While the philosophy of hedonism has been widely embraced by libertines since he first penned his feverish fantasies, the actual scenarios violated all the values BDSMers hold dear, most importantly “safe, sane, consensual” and “risk-aware consent,” along with negotiation, safe words, and other original tools that modern BDSMers created to ensure that BOTH partners have a great time.
Coincidentally, I asked interviewees in Different Loving Too what they thought about DeSade. The overall response was that DeSade was a curiosity piece but of near zero relevance to their practices or relationships. For most BDSMers, DeSade was mainly a violent rapist.
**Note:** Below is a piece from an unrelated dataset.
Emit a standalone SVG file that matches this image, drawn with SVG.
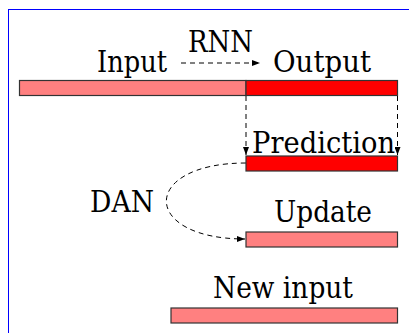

NP: Do you see any trends and or greater acceptance of sexual fetishes and BDSM? Is western culture adapting and becoming more open in its acceptance of the positive effects of BDSM beyond what is sensationalized for the sake of money?
Brame: Yes and no.
Yes, in that more people feel free today than ever before to fly their freak flag, wear their leather in public and admit they are kinky. Yes, because the Internet gives BDSMers the ability to network and make new friends as never before — and to get really deep into their individual kinks as well because there are so many kinky communities to join and so much kinky content to browse. This certainly was not true when I was first coming out (ca. 1985). And yes, at moments it feels like a whole new world, with a mushrooming population of people who are openly, publicly experimenting with things we once considered secret and taboo.
No, in that the social infrastructure in the US at least is still very anti-BDSM. There are a lot of old sex laws on the books, and newer laws governing domestic violence that make BDSM illegal in many places (on the grounds that no one can consent to “assaults” including spankings or erotic whippings). As long as the legal system can still exploit such laws to prosecute at whim, the threat exists for a political change that could terminate sexual freedoms for BDSMers overnight.
And no, because physicians, psychiatrists, nurses and other helping professionals may have zero training in sexuality and not be equipped to help people who are kinky or fetishistic. I’ve seen numerous patients in my private practice who have received terrible, judgmental and plain wrong advice from psychiatrists on their sexuality when it strayed from what the doctor’s book claimed was the norm.
Which brings me to that book, the DSM (Diagnostic and Statistics Manual of the APA). It was never a truly scientific document when it came to the diagnoses of sex-related problems and today trails the science by years, largely for political reasons. For every trained sexologist who can tell you, based on data and studies, that you can’t “cure” a fetish, there’s probably a psychiatrist out there still using “aversion therapy” and other treatment protocols that are not only ineffective but are actually inhumane.
As I see it, we can’t see real acceptance of BDSM until we see a change in sex laws, sex education, and a greater acceptance of sex science as a better authority on sexual normality than public opinion.